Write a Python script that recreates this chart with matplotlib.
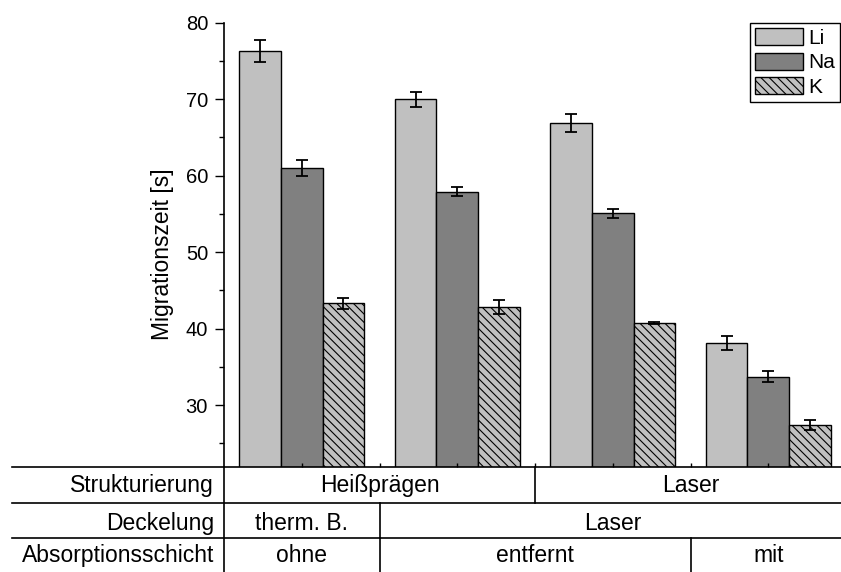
import numpy as np
import matplotlib
matplotlib.use("Agg")
import matplotlib.pyplot as plt
from matplotlib.lines import Line2D

plt.rcParams['font.family'] = ['Liberation Sans', 'DejaVu Sans']
plt.rcParams['hatch.linewidth'] = 0.8

# data
ions = ['Li', 'Na', 'K']
li = [76.3, 70.0, 66.9, 38.1]
li_err = [1.5, 1.0, 1.2, 0.9]
na = [61.0, 57.9, 55.1, 33.7]
na_err = [1.1, 0.6, 0.6, 0.7]
k = [43.3, 42.8, 40.7, 27.4]
k_err = [0.7, 0.9, 0.1, 0.6]

rows = ['Strukturierung', 'Deckelung', 'Absorptionsschicht']
cells = [
    [('Heißprägen', 0.5, 2.5), ('Laser', 2.5, 4.5)],
    [('therm. B.', 0.5, 1.5), ('Laser', 1.5, 4.5)],
    [('ohne', 0.5, 1.5), ('entfernt', 1.5, 3.5), ('mit', 3.5, 4.5)],
]

W, H = 841, 572
fig = plt.figure(figsize=(W / 100, H / 100), dpi=100)
ax_l, ax_r, ax_b, ax_t = 224, 841, 467, 22.7
ax = fig.add_axes([ax_l / W, 1 - ax_b / H, (ax_r - ax_l) / W, (ax_b - ax_t) / H])

x = np.arange(1, 5)
w = 0.268
styles = [dict(color='#c0c0c0'), dict(color='#808080'), dict(color='#c0c0c0', hatch='\\\\\\\\')]
series = [(li, li_err), (na, na_err), (k, k_err)]
for i, ((vals, errs), st) in enumerate(zip(series, styles)):
    ax.bar(x + (i - 1) * w, vals, w, edgecolor='black', linewidth=1.0, label=ions[i], **st)
    ax.errorbar(x + (i - 1) * w, vals, yerr=errs, fmt='none', ecolor='black',
                elinewidth=1.3, capsize=4.5, capthick=1.3)

ax.set_xlim(0.5, 0.5 + (ax_r - ax_l) / 155.5)
ax.set_ylim(21.9, 80)
ax.set_yticks([30, 40, 50, 60, 70, 80])
ax.set_yticks([25, 35, 45, 55, 65, 75], minor=True)
ax.set_xticks(np.arange(1, 4.5, 0.5))
ax.set_xticklabels([])
ax.tick_params(axis='y', which='major', length=6.5, width=1.0, labelsize=14.5, pad=5)
ax.tick_params(axis='y', which='minor', length=3.6, width=1.0)
ax.tick_params(axis='x', which='major', direction='in', length=3, width=1.0)
for s in ['top', 'right', 'bottom']:
    ax.spines[s].set_visible(False)
ax.spines['left'].set_linewidth(1.2)

fig.text(163 / W, 1 - 254 / H, 'Migrationszeit [s]', rotation=90, ha='center', va='center',
         fontsize=16.5)

# table below the axes
def fy(p):
    return (ax_b - p) / (ax_b - ax_t)

left = (12 - ax_l) / (ax_r - ax_l)
for p in [467, 503, 538]:
    ax.add_line(Line2D([left, 1], [fy(p), fy(p)], transform=ax.transAxes, color='black',
                       linewidth=1.2, clip_on=False))
ax.add_line(Line2D([0, 0], [fy(H), 0], transform=ax.transAxes, color='black',
                   linewidth=1.2, clip_on=False))

row_edges = [467, 503, 538, H]
baselines = [492, 530, 562]
tr = ax.get_xaxis_transform()
for r, name in enumerate(rows):
    ax.text(-0.016, fy(baselines[r]), name, transform=ax.transAxes, ha='right',
            va='baseline', fontsize=16.5, clip_on=False)
    for j, (lab, a, b) in enumerate(cells[r]):
        ax.text((a + b) / 2, fy(baselines[r]), lab, transform=tr, ha='center',
                va='baseline', fontsize=16.5, clip_on=False)
        if j > 0:
            ax.add_line(Line2D([a, a], [fy(row_edges[r]), fy(row_edges[r + 1])], transform=tr,
                               color='black', linewidth=1.2, clip_on=False))

leg = fig.legend(loc='upper left', bbox_to_anchor=(750 / W, 1 - 23 / H), fontsize=15,
                 frameon=True, fancybox=False, framealpha=1, edgecolor='black',
                 handlelength=2.3, handleheight=0.87, labelspacing=0.23,
                 handletextpad=0.25, borderpad=0.25, borderaxespad=0)
leg.get_frame().set_linewidth(1.0)

fig.savefig('out.png', dpi=100)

### STATED TASK
Give again, word for word, every line from the top of the data above to the line holding "k_err = [0.7, 0.9, 0.1, 0.6]", inclusive, with the pictures left out.

### RESPONSE BELOW
Write a Python script that recreates this chart with matplotlib.
import numpy as np
import matplotlib
matplotlib.use("Agg")
import matplotlib.pyplot as plt
from matplotlib.lines import Line2D

plt.rcParams['font.family'] = ['Liberation Sans', 'DejaVu Sans']
plt.rcParams['hatch.linewidth'] = 0.8

# data
ions = ['Li', 'Na', 'K']
li = [76.3, 70.0, 66.9, 38.1]
li_err = [1.5, 1.0, 1.2, 0.9]
na = [61.0, 57.9, 55.1, 33.7]
na_err = [1.1, 0.6, 0.6, 0.7]
k = [43.3, 42.8, 40.7, 27.4]
k_err = [0.7, 0.9, 0.1, 0.6]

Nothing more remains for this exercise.